Embora no passado tenham existido projetos de lei que discutiram o tema no Brasil, atualmente ele não está em destaque no Congresso Nacional. Essa ausência de pautas legislativas no país evidencia a urgência de ampliar o debate formal entre setores da sociedade, especialmente no meio acadêmico e intelectual. É o que explica o Dr. Antonio Penteado Mendonça, advogado e presidente da APL:
“Hoje, a liberdade de escolha está se sobrepondo a antigos dogmas ou tradições, que impunham certas ações ou atitudes. O direito de dispor da própria vida é uma conquista recente e ela abrange como viver e como morrer. É fundamental não perder de vista que a dignidade é um direito universal e que sem dignidade não há felicidade.

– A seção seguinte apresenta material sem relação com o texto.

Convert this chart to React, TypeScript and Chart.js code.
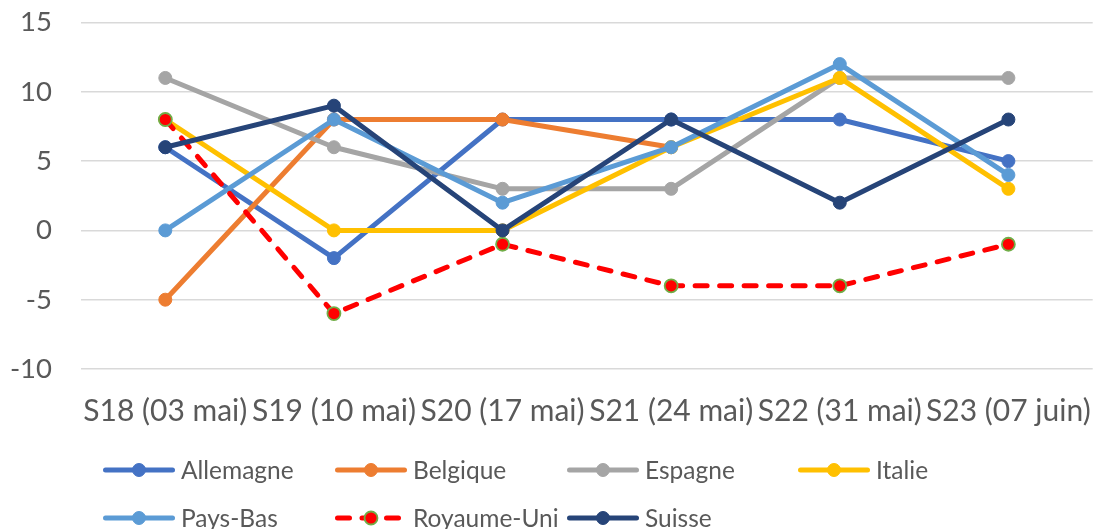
import React, { useEffect, useRef } from "react";
import { Chart, registerables } from "chart.js";

Chart.register(...registerables);

const categories = [
  "S18 (03 mai)",
  "S19 (10 mai)",
  "S20 (17 mai)",
  "S21 (24 mai)",
  "S22 (31 mai)",
  "S23 (07 juin)",
];

const allemagne = [6, -2, 8, 8, 8, 5];
const belgique = [-5, 8, 8, 6, null, null];
const espagne = [11, 6, 3, 3, 11, 11];
const italie = [8, 0, 0, 6, 11, 3];
const paysBas = [0, 8, 2, 6, 12, 4];
const royaumeUni = [8, -6, -1, -4, -4, -1];
const suisse = [6, 9, 0, 8, 2, 8];

const seriesNames = ["Allemagne", "Belgique", "Espagne", "Italie", "Pays-Bas", "Royaume-Uni", "Suisse"];
const seriesValues = [allemagne, belgique, espagne, italie, paysBas, royaumeUni, suisse];
const seriesColors = ["#4472C4", "#ED7D31", "#A5A5A5", "#FFC000", "#5B9BD5", "#FF0000", "#264478"];

const yMin = -10;
const yMax = 15;
const yStep = 5;

const FONT = "Lato, 'Liberation Sans', sans-serif";
const TEXT = "#595959";

const CANVAS_W = 1101;
const CANVAS_H = 529;

const legendPlugin = {
  id: "excelLegend",
  afterDraw(chart: any) {
    const ctx = chart.ctx;
    const cols = [103, 335, 567, 798];
    const rows = [470, 518];
    const lineLen = 72;
    ctx.save();
    chart.data.datasets.forEach((ds: any, i: number) => {
      const x = cols[i % 4];
      const y = rows[Math.floor(i / 4)];
      ctx.beginPath();
      ctx.strokeStyle = ds.borderColor;
      ctx.lineWidth = 5;
      ctx.lineCap = "round";
      ctx.setLineDash(ds.borderDash && ds.borderDash.length ? [12, 12.5] : []);
      ctx.moveTo(x + 2.5, y);
      ctx.lineTo(x + lineLen - 2.5, y);
      ctx.stroke();
      ctx.setLineDash([]);
      ctx.beginPath();
      ctx.arc(x + lineLen / 2, y, 6.5, 0, Math.PI * 2);
      ctx.fillStyle = ds.pointBackgroundColor;
      ctx.fill();
      ctx.lineWidth = ds.pointBorderWidth;
      ctx.strokeStyle = ds.pointBorderColor;
      ctx.stroke();
      ctx.fillStyle = TEXT;
      ctx.font = `24.5px ${FONT}`;
      ctx.textBaseline = "middle";
      ctx.textAlign = "left";
      ctx.fillText(ds.label, x + lineLen + 6, y + 1);
    });
    ctx.restore();
  },
};

export default function App() {
  const ref = useRef<HTMLCanvasElement>(null);
  useEffect(() => {
    if (!ref.current) return;
    const datasets = seriesNames.map((name, i) => {
      const isUK = name === "Royaume-Uni";
      return {
        label: name,
        data: seriesValues[i],
        borderColor: seriesColors[i],
        backgroundColor: seriesColors[i],
        borderWidth: 5,
        borderDash: isUK ? [12, 12.5] : [],
        borderCapStyle: "round" as const,
        borderJoinStyle: "round" as const,
        pointRadius: 6.5,
        pointHoverRadius: 6.5,
        pointBackgroundColor: seriesColors[i],
        pointBorderColor: isUK ? "#70AD47" : seriesColors[i],
        pointBorderWidth: isUK ? 1.8 : 1,
        tension: 0,
        spanGaps: false,
        order: seriesNames.length - i,
      };
    });
    const chart = new Chart(ref.current, {
      type: "line",
      data: { labels: categories, datasets },
      options: {
        animation: false,
        responsive: false,
        maintainAspectRatio: false,
        layout: { padding: { top: 22.5, right: 0, bottom: 0, left: 0 } },
        plugins: { legend: { display: false }, tooltip: { enabled: false } },
        scales: {
          x: {
            type: "category",
            offset: true,
            grid: { display: false, drawTicks: false },
            border: { display: false },
            ticks: {
              color: TEXT,
              font: { family: FONT, size: 30 },
              padding: 24,
              maxRotation: 0,
              autoSkip: false,
            },
            afterFit(scale: any) {
              scale.height = 160;
              scale.paddingLeft = 0;
              scale.paddingRight = 0;
            },
          },
          y: {
            min: yMin,
            max: yMax,
            grid: { color: "#D9D9D9", lineWidth: 1.5, drawTicks: false },
            border: { display: false },
            ticks: {
              stepSize: yStep,
              color: TEXT,
              font: { family: FONT, size: 27.5 },
              padding: 29,
            },
            afterFit(scale: any) {
              scale.width = 81;
              scale.paddingTop = 0;
              scale.paddingBottom = 0;
            },
          },
        },
      },
      plugins: [legendPlugin],
    });
    return () => chart.destroy();
  }, []);
  return (
    <div style={{ position: "fixed", left: 0, top: 0, width: 1093, height: 529, background: "#fff", overflow: "hidden" }}>
      <canvas
        ref={ref}
        width={CANVAS_W}
        height={CANVAS_H}
        style={{ width: CANVAS_W, height: CANVAS_H, display: "block" }}
      />
    </div>
  );
}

Discutir isso com a sociedade num país como o Brasil é uma necessidade”.
Com o evento, o presidente da APL espera aprofundar essa discussão que, em sua visão, precisa ser vista friamente, sem pré-julgamentos ou vontades e crenças pessoais. “A decisão não é coletiva, mas individual. Cada um é livre para dispor da própria vida e consequentemente da própria morte, de acordo com suas convicções”, complementa.
A morte na sociedade: da medicina à filosofia
A medicina também desempenha um papel central nesse debate. Segundo o cirurgião Raul Cutait, Cirurgião Oncológico do Aparelho Digestivo no Hospital Sírio Libanês, os avanços tecnológicos e científicos trouxeram benefícios inegáveis para pacientes em estado grave, como melhores medicamentos e suportes nutricionais.

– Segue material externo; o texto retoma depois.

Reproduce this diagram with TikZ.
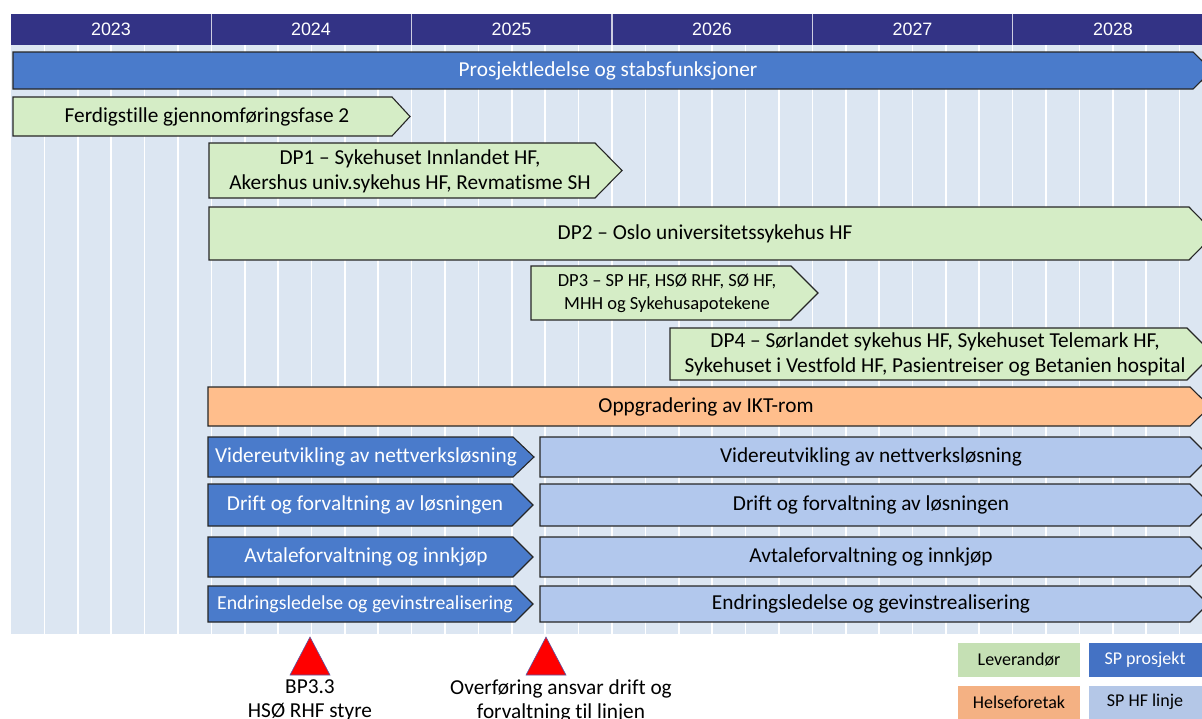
\documentclass[tikz,border=0pt]{standalone}
\usepackage{fontspec}
\setmainfont{Carlito}[Ligatures=CommonOff]
\newfontfamily\yearfont{Liberation Sans}
\usepackage{tikz}

\definecolor{hdrblue}{RGB}{51,51,133}
\definecolor{gridbg}{RGB}{220,230,242}
\definecolor{spblue}{RGB}{74,123,203}
\definecolor{levgreen}{RGB}{213,237,198}
\definecolor{hforange}{RGB}{255,190,140}
\definecolor{linjeblue}{RGB}{178,200,237}
\definecolor{leggreen}{RGB}{197,224,180}
\definecolor{legblue}{RGB}{68,114,196}
\definecolor{legorange}{RGB}{244,177,131}
\definecolor{leglight}{RGB}{180,199,231}

\begin{document}
\begin{tikzpicture}[x=1pt,y=-1pt,
    barline/.style={draw=black!85,line width=1.1pt},
    bartxt/.style={font=\fontsize{21.3}{25}\selectfont,align=center,inner sep=0pt},
    wtxt/.style={bartxt,text=white},
    smalltxt/.style={font=\fontsize{18.5}{23}\selectfont,align=center,inner sep=0pt},
    yeartxt/.style={font=\yearfont\fontsize{17.9}{20}\selectfont,text=white},
    legtxt/.style={font=\fontsize{18}{20}\selectfont}]
  \useasboundingbox (0,0) rectangle (1202,718);
  \clip (0,0) rectangle (1202,718);

  % background with bi-monthly grid
  \fill[gridbg] (11,45) rectangle (1202,634);
  \foreach \i in {1,...,36}
    \draw[white,line width=1.6pt] ({11+\i*200.33/6},45) -- ++(0,589);

  % year header
  \fill[hdrblue] (11,14) rectangle (1202,45);
  \foreach \i in {1,...,5}
    \draw[white!75!hdrblue,line width=1.3pt] ({11+\i*200.33},14) -- ++(0,31);
  \node[yeartxt] (y23) at (111,29.5) {2023};
  \node[yeartxt] (y24) at (311,29.5) {2024};
  \node[yeartxt] (y25) at (511.5,29.5) {2025};
  \node[yeartxt] (y26) at (712,29.5) {2026};
  \node[yeartxt] (y27) at (912.5,29.5) {2027};
  \node[yeartxt] (y28) at (1113,29.5) {2028};

  % prosjektledelse
  \draw[barline,fill=spblue] (13,52) -- (1193,52) -- (1212,70.5) -- (1193,89) -- (13,89) -- cycle;
  \node[wtxt] (pl) at (608,70.5) {Prosjektledelse og stabsfunksjoner};

  % gjennomforingsfase 2
  \draw[barline,fill=levgreen] (13,97) -- (392,97) -- (410,116.5) -- (392,136) -- (13,136) -- cycle;
  \node[bartxt] (gf2) at (207,116.5) {Ferdigstille gjennomføringsfase 2};

  % delprosjekter
  \draw[barline,fill=levgreen] (209,143) -- (595,143) -- (622,170.5) -- (595,198) -- (209,198) -- cycle;
  \node[bartxt] (dp1) at (410,171) {DP1 – Sykehuset Innlandet HF,\\Akershus univ.sykehus HF, Revmatisme SH};

  \draw[barline,fill=levgreen] (209,207) -- (1189,207) -- (1215,233.5) -- (1189,260) -- (209,260) -- cycle;
  \node[bartxt] (dp2) at (705,233.5) {DP2 – Oslo universitetssykehus HF};

  \draw[barline,fill=levgreen] (531,266) -- (791,266) -- (818,293) -- (791,320) -- (531,320) -- cycle;
  \node[smalltxt] (dp3) at (667,293.5) {DP3 – SP HF, HSØ RHF, SØ HF,\\MHH og Sykehusapotekene};

  \draw[barline,fill=levgreen] (670,328) -- (1187,328) -- (1213,354) -- (1187,380) -- (670,380) -- cycle;
  \node[bartxt] (dp4) at (935,354) {DP4 – Sørlandet sykehus HF, Sykehuset Telemark HF,\\Sykehuset i Vestfold HF, Pasientreiser og Betanien hospital};

  % IKT-rom
  \draw[barline,fill=hforange] (208,387) -- (1190,387) -- (1210,406.5) -- (1190,426) -- (208,426) -- cycle;
  \node[bartxt] (ikt) at (706,406.5) {Oppgradering av IKT-rom};

  % SP prosjekt rows
  \draw[barline,fill=spblue] (208,437) -- (513,437) -- (534,457) -- (513,477) -- (208,477) -- cycle;
  \node[wtxt] (vu1) at (366,457) {Videreutvikling av nettverksløsning};
  \draw[barline,fill=spblue] (208,484) -- (512,484) -- (533,505) -- (512,526) -- (208,526) -- cycle;
  \node[wtxt] (df1) at (365,505) {Drift og forvaltning av løsningen};
  \draw[barline,fill=spblue] (208,537) -- (513,537) -- (533,557) -- (513,577) -- (208,577) -- cycle;
  \node[wtxt] (af1) at (366,557) {Avtaleforvaltning og innkjøp};
  \draw[barline,fill=spblue] (208,586) -- (515,586) -- (533,604) -- (515,622) -- (208,622) -- cycle;
  \node[wtxt,font=\fontsize{19.8}{22}\selectfont] (eg1) at (365,604) {Endringsledelse og gevinstrealisering};

  % SP HF linje rows
  \draw[barline,fill=linjeblue] (540,437) -- (1190,437) -- (1210,457) -- (1190,477) -- (540,477) -- cycle;
  \node[bartxt] (vu2) at (871,457) {Videreutvikling av nettverksløsning};
  \draw[barline,fill=linjeblue] (540,484) -- (1190,484) -- (1211,505) -- (1190,526) -- (540,526) -- cycle;
  \node[bartxt] (df2) at (871,505) {Drift og forvaltning av løsningen};
  \draw[barline,fill=linjeblue] (540,537) -- (1190,537) -- (1210,557) -- (1190,577) -- (540,577) -- cycle;
  \node[bartxt] (af2) at (871,557) {Avtaleforvaltning og innkjøp};
  \draw[barline,fill=linjeblue] (540,586) -- (1190,586) -- (1208,604) -- (1190,622) -- (540,622) -- cycle;
  \node[bartxt] (eg2) at (871,604) {Endringsledelse og gevinstrealisering};

  % milestones
  \draw[fill=red,draw=blue!30!gray,line width=0.6pt] (310,637) -- (330,675) -- (290,675) -- cycle;
  \node[bartxt,font=\fontsize{21.3}{24}\selectfont,anchor=north] (bp) at (310,679) {BP3.3\\HSØ RHF styre};
  \draw[fill=red,draw=blue!30!gray,line width=0.6pt] (546,637) -- (566,675) -- (526,675) -- cycle;
  \node[bartxt,font=\fontsize{21.3}{24}\selectfont,anchor=north] (ov) at (561,679) {Overføring ansvar drift og\\forvaltning til linjen};

  % legend
  \fill[leggreen] (958,643) rectangle (1080,677);
  \node[legtxt] (lev) at (1019,660) {Leverandør};
  \fill[legblue] (1089,643) rectangle (1202,677);
  \node[legtxt,text=white] (spp) at (1145,660) {SP prosjekt};
  \fill[legorange] (958,686) rectangle (1080,720);
  \node[legtxt] (hf) at (1019,702) {Helseforetak};
  \fill[leglight] (1089,686) rectangle (1202,720);
  \node[legtxt] (spl) at (1145,702) {SP HF linje};
\end{tikzpicture}
\end{document}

No entanto, o problema aparece quando recursos são utilizados em pacientes com prognóstico reservado. Nessas circunstâncias, o cirurgião explica que é importante ponderar até que ponto é digno manter tratamentos intensivos, considerando não apenas o sofrimento do paciente, mas também o impacto sobre a família e os custos envolvidos. Para ele, respeitar a autonomia do paciente é a chave:
“Seria fantástico se pudéssemos escolher exatamente como terminar nossos dias, mas a realidade é que o fim da vida costuma ser imprevisível. Como médico, o que mais ouço é que as pessoas não querem sofrer — e eu concordo plenamente. A medicina atual permite prolongar a vida mesmo em casos de doenças graves, mas não deve ultrapassar os limites da dignidade do paciente nem desconsiderar seus desejos. O ideal seria que todos pudessem administrar o fim de suas vidas com decisões tomadas por antecipação”.

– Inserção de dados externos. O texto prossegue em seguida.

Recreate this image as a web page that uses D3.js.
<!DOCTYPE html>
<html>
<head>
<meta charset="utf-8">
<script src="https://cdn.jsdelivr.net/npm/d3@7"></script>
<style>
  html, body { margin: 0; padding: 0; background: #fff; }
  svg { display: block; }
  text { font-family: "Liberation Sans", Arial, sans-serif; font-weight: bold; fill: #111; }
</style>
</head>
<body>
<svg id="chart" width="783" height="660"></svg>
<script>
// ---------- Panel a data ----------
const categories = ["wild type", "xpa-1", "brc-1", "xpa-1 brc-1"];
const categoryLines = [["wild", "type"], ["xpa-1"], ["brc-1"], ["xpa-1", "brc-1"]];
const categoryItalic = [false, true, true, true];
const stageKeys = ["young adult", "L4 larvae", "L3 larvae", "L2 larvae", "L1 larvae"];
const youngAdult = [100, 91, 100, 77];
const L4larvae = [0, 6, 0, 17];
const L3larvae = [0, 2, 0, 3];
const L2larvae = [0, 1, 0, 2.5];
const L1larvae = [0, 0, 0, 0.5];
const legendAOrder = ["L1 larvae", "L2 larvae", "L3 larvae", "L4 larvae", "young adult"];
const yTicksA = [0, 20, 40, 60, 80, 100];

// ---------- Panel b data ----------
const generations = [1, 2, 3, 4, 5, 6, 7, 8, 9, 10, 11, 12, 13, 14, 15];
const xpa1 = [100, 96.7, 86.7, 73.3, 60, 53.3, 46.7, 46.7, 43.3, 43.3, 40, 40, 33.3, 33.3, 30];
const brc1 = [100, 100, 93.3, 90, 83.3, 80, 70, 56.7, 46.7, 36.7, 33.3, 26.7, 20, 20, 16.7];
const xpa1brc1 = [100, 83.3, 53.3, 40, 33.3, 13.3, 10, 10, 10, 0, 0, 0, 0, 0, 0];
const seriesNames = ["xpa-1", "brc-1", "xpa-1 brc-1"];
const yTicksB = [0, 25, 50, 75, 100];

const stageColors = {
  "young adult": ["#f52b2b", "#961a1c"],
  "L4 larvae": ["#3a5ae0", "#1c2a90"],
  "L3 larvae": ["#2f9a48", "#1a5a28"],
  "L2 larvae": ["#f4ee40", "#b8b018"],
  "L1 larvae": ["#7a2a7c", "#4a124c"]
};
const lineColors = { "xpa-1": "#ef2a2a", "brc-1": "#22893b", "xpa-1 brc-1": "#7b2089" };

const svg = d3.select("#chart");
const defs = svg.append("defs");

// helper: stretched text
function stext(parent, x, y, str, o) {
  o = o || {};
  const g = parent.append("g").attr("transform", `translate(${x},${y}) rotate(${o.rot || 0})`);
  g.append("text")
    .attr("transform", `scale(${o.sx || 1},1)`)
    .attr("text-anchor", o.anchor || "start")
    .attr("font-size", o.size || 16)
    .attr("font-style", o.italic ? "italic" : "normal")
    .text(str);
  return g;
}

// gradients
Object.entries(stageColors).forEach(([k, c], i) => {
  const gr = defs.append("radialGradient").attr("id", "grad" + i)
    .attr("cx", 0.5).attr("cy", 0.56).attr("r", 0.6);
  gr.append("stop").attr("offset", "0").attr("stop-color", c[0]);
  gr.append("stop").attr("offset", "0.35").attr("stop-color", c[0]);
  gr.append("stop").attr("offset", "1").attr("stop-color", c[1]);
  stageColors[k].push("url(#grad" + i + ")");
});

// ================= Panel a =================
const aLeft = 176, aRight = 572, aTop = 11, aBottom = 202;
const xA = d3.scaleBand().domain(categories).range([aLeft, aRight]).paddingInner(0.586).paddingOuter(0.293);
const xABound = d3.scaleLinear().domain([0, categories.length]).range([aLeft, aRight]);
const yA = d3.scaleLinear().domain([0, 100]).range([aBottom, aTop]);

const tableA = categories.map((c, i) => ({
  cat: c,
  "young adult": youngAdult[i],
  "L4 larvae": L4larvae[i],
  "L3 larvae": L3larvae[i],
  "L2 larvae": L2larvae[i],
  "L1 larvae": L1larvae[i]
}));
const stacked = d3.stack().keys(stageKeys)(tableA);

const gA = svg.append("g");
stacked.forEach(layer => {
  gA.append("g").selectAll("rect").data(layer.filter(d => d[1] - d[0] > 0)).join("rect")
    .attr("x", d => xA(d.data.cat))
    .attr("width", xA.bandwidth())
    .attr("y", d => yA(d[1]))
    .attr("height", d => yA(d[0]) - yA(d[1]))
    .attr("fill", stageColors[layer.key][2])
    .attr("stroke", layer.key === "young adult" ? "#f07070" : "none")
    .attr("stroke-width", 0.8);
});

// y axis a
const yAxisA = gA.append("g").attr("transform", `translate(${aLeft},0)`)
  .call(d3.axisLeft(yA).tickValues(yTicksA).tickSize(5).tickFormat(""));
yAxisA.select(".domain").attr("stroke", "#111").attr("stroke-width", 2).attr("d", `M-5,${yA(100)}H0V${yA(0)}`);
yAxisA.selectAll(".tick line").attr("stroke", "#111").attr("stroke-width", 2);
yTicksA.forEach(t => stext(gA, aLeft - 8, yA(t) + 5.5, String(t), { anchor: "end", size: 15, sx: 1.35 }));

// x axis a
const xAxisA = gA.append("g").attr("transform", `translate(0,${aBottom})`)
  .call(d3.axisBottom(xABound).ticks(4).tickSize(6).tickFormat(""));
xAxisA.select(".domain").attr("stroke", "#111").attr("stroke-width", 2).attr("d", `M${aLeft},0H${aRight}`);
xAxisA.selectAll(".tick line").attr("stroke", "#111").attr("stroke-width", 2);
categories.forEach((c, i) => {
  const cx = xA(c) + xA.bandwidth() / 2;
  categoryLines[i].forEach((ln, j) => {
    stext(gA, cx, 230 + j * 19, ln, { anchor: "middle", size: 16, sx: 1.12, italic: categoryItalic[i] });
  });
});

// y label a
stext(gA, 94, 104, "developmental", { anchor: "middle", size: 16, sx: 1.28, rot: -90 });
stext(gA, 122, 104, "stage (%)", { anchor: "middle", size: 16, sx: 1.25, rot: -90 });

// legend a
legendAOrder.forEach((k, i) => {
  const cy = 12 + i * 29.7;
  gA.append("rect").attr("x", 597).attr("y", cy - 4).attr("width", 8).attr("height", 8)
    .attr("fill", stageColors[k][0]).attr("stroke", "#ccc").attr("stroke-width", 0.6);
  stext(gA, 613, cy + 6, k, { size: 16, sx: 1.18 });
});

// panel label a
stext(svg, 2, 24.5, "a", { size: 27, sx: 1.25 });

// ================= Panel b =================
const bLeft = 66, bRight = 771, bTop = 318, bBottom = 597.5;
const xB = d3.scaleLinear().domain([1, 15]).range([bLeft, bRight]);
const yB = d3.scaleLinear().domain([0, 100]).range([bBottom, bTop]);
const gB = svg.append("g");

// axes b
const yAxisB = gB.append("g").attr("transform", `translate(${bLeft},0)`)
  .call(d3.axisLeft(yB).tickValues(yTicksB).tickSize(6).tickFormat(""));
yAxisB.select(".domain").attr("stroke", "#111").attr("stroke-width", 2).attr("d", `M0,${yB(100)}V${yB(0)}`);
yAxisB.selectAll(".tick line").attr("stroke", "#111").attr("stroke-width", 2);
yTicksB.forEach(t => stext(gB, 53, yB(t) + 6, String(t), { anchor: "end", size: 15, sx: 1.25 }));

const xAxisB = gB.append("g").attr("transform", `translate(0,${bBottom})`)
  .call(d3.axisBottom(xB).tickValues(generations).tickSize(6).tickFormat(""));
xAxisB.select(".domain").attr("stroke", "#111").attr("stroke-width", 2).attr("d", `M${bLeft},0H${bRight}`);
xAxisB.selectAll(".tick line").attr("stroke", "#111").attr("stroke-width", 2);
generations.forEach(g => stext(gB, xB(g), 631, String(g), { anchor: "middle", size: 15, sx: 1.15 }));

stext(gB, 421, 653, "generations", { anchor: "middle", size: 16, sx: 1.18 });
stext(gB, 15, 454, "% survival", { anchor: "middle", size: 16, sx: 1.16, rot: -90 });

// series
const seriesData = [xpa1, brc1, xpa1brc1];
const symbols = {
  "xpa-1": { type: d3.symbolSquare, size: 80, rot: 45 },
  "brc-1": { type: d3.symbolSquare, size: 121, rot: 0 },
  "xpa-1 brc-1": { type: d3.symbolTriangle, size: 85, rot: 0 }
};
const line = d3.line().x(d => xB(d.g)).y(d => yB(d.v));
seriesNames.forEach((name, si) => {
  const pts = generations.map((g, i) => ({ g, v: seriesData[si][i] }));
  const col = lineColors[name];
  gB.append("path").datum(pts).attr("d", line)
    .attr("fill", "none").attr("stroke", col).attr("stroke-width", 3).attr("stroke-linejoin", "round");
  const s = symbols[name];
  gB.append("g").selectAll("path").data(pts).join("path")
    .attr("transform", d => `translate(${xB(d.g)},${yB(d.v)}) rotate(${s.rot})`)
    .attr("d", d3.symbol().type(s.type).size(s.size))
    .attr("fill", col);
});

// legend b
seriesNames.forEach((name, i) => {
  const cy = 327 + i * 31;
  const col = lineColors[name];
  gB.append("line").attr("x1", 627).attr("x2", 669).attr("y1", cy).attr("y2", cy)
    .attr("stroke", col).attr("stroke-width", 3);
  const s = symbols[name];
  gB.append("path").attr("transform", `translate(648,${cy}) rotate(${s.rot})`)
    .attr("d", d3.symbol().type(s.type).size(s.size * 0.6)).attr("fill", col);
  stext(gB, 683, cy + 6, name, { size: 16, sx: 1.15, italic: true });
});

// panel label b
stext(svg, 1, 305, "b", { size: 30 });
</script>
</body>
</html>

Para Leandro Karnal, filósofo, escritor e membro da Academia Paulista de Letras, o tema da morte permanece como um dos grandes dilemas da sociedade contemporânea. Ele observa que, embora inevitável e sempre presente, o assunto é frequentemente silenciado — às vezes, sequer nomeado.
“Somos cadáveres adiados, como disse Fernando Pessoa. A morte tem uma face dupla: é uma certeza absoluta e é a verdade mais negada. O primeiro dilema é superar este tabu e tratar com objetividade a questão. O segundo é superar a ‘positividade tóxica’ que Byung – Chul Han identificou como um dos males do nosso tempo. O terceiro obstáculo diz respeito ao conceito de morte assistida como um direito de liberdade individual. Aceitamos interferir na natureza com analgésicos, cirurgias, remédios, cremes e hormônios. Porém, quando o tema é morte, invocam-se argumentos metafísicos de que não se pode ‘brincar de Deus’. Desde que nascemos, nossa ciência interfere na vida. No final, e apenas no final, desejamos que a natureza siga seu curso livremente”, argumenta.
Para o filósofo, o caminho para expandir essa discussão e quebrar o tabu frente ao tema da morte está em iniciativas como o evento “Viver e Morrer com Liberdade”, que naturalizam uma análise ampla e racional acerca do assunto.